◆ ENTRIES SHOWN:
** BEGIN **

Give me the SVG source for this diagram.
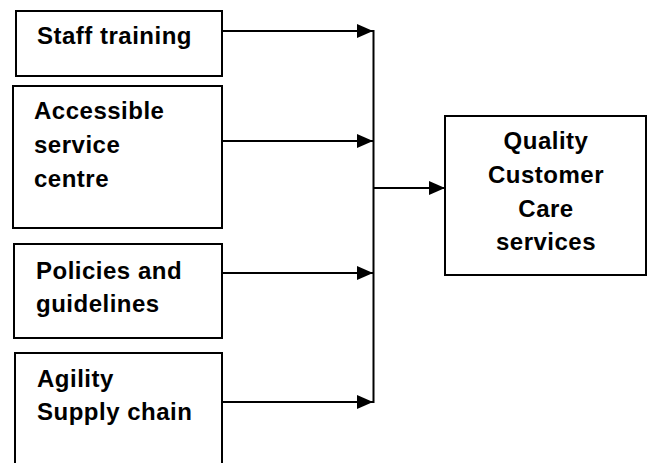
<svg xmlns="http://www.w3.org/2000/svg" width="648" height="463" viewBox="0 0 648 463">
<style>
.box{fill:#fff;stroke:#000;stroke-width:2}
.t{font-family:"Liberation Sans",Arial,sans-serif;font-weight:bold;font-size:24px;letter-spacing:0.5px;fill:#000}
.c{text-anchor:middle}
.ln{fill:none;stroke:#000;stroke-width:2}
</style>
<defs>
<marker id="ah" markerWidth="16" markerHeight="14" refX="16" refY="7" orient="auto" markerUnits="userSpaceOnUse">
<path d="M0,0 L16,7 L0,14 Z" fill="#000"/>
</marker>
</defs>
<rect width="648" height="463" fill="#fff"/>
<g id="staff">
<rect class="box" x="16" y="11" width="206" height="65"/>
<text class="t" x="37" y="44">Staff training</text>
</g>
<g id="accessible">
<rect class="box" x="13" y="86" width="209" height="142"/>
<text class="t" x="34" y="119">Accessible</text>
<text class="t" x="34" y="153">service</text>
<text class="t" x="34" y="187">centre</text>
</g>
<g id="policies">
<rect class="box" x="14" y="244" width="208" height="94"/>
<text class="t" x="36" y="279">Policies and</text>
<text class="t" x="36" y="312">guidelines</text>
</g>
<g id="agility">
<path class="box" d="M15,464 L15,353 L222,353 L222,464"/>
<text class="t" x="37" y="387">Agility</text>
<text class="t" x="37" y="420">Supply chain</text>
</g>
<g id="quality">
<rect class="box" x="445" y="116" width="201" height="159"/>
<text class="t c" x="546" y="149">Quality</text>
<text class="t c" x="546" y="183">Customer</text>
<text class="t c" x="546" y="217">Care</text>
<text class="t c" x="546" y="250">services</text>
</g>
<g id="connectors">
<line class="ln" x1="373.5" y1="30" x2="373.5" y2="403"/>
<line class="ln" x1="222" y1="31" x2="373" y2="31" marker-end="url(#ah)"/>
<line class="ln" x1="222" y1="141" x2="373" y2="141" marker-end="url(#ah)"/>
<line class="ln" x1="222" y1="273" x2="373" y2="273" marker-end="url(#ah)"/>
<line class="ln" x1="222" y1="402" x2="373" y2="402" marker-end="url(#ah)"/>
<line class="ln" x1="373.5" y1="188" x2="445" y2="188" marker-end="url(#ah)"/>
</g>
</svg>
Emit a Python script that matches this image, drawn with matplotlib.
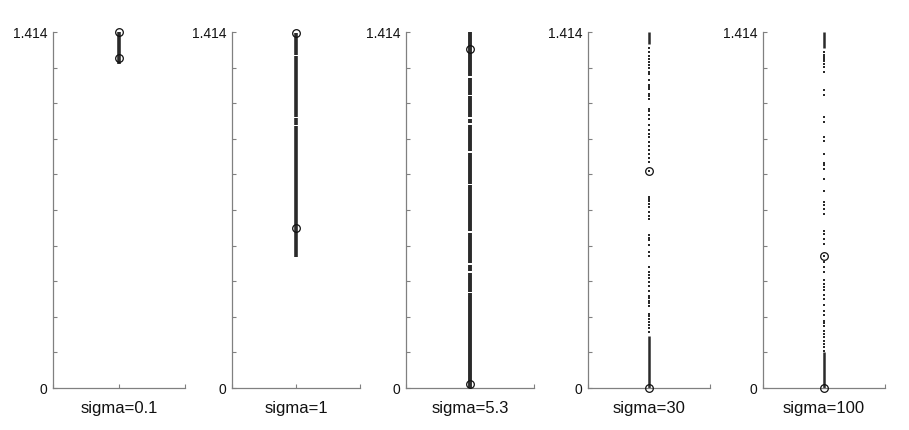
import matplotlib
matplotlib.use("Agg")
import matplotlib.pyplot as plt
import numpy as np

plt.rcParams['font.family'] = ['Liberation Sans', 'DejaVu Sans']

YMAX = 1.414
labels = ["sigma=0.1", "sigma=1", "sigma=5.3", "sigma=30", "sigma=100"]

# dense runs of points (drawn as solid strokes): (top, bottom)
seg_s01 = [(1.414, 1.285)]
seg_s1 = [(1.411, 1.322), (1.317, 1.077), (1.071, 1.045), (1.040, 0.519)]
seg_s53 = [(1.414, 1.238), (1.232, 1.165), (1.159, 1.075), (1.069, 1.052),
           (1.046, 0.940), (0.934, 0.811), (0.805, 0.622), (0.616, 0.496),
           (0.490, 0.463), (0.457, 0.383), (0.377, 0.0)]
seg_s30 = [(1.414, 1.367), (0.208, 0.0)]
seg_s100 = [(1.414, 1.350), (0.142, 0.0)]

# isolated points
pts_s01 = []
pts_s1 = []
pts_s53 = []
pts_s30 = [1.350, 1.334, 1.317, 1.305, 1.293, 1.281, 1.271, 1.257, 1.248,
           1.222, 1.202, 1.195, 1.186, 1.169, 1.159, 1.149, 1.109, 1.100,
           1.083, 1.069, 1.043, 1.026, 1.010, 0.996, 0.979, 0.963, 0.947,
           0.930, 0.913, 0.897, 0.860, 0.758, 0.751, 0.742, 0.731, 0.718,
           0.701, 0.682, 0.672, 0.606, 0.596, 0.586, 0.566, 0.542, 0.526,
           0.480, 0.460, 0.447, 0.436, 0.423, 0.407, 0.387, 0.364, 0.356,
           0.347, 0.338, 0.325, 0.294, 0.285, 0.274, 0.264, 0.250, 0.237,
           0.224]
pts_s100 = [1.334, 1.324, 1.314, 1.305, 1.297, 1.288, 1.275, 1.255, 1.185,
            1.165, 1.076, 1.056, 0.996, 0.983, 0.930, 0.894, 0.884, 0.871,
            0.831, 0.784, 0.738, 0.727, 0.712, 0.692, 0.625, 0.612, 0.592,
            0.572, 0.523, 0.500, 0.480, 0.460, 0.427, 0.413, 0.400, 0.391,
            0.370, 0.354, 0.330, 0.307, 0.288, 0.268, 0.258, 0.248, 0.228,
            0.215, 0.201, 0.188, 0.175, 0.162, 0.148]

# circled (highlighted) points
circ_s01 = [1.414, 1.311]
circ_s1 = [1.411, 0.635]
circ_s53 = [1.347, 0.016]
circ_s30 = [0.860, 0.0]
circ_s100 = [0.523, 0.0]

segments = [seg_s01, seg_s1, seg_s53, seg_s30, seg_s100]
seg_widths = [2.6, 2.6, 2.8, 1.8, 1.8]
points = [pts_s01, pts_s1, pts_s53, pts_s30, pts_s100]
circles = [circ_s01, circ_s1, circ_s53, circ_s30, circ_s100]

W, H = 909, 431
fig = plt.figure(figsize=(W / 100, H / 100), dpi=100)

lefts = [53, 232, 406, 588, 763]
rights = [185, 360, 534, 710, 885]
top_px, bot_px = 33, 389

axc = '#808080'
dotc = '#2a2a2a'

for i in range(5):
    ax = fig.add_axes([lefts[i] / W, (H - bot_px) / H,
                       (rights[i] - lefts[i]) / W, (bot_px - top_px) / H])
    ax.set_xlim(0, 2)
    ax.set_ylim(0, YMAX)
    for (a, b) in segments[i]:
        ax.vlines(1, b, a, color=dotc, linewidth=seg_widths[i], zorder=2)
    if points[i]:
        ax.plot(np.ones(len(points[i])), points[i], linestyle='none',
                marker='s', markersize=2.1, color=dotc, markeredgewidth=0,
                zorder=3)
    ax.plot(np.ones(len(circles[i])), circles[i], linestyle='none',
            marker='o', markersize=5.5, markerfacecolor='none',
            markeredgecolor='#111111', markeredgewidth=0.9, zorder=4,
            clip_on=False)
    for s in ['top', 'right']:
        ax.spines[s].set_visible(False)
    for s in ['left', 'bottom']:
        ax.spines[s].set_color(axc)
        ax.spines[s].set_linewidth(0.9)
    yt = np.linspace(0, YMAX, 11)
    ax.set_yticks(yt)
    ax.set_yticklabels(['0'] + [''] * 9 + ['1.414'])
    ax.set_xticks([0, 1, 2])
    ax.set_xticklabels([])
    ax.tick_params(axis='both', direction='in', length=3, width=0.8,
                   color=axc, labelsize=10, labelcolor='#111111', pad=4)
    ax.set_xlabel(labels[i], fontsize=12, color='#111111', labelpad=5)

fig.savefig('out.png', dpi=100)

** END **

◆ STATED EXERCISE:
Write out the lines beginning with the one that contains "Emit a Python" and ending with the one that contains "fig = plt.figure(figsize=(W", exactly as given. Leave pictures out.

◆ RIGHT ANSWER:
Emit a Python script that matches this image, drawn with matplotlib.
import matplotlib
matplotlib.use("Agg")
import matplotlib.pyplot as plt
import numpy as np

plt.rcParams['font.family'] = ['Liberation Sans', 'DejaVu Sans']

YMAX = 1.414
labels = ["sigma=0.1", "sigma=1", "sigma=5.3", "sigma=30", "sigma=100"]

# dense runs of points (drawn as solid strokes): (top, bottom)
seg_s01 = [(1.414, 1.285)]
seg_s1 = [(1.411, 1.322), (1.317, 1.077), (1.071, 1.045), (1.040, 0.519)]
seg_s53 = [(1.414, 1.238), (1.232, 1.165), (1.159, 1.075), (1.069, 1.052),
           (1.046, 0.940), (0.934, 0.811), (0.805, 0.622), (0.616, 0.496),
           (0.490, 0.463), (0.457, 0.383), (0.377, 0.0)]
seg_s30 = [(1.414, 1.367), (0.208, 0.0)]
seg_s100 = [(1.414, 1.350), (0.142, 0.0)]

# isolated points
pts_s01 = []
pts_s1 = []
pts_s53 = []
pts_s30 = [1.350, 1.334, 1.317, 1.305, 1.293, 1.281, 1.271, 1.257, 1.248,
           1.222, 1.202, 1.195, 1.186, 1.169, 1.159, 1.149, 1.109, 1.100,
           1.083, 1.069, 1.043, 1.026, 1.010, 0.996, 0.979, 0.963, 0.947,
           0.930, 0.913, 0.897, 0.860, 0.758, 0.751, 0.742, 0.731, 0.718,
           0.701, 0.682, 0.672, 0.606, 0.596, 0.586, 0.566, 0.542, 0.526,
           0.480, 0.460, 0.447, 0.436, 0.423, 0.407, 0.387, 0.364, 0.356,
           0.347, 0.338, 0.325, 0.294, 0.285, 0.274, 0.264, 0.250, 0.237,
           0.224]
pts_s100 = [1.334, 1.324, 1.314, 1.305, 1.297, 1.288, 1.275, 1.255, 1.185,
            1.165, 1.076, 1.056, 0.996, 0.983, 0.930, 0.894, 0.884, 0.871,
            0.831, 0.784, 0.738, 0.727, 0.712, 0.692, 0.625, 0.612, 0.592,
            0.572, 0.523, 0.500, 0.480, 0.460, 0.427, 0.413, 0.400, 0.391,
            0.370, 0.354, 0.330, 0.307, 0.288, 0.268, 0.258, 0.248, 0.228,
            0.215, 0.201, 0.188, 0.175, 0.162, 0.148]

# circled (highlighted) points
circ_s01 = [1.414, 1.311]
circ_s1 = [1.411, 0.635]
circ_s53 = [1.347, 0.016]
circ_s30 = [0.860, 0.0]
circ_s100 = [0.523, 0.0]

segments = [seg_s01, seg_s1, seg_s53, seg_s30, seg_s100]
seg_widths = [2.6, 2.6, 2.8, 1.8, 1.8]
points = [pts_s01, pts_s1, pts_s53, pts_s30, pts_s100]
circles = [circ_s01, circ_s1, circ_s53, circ_s30, circ_s100]

W, H = 909, 431
fig = plt.figure(figsize=(W / 100, H / 100), dpi=100)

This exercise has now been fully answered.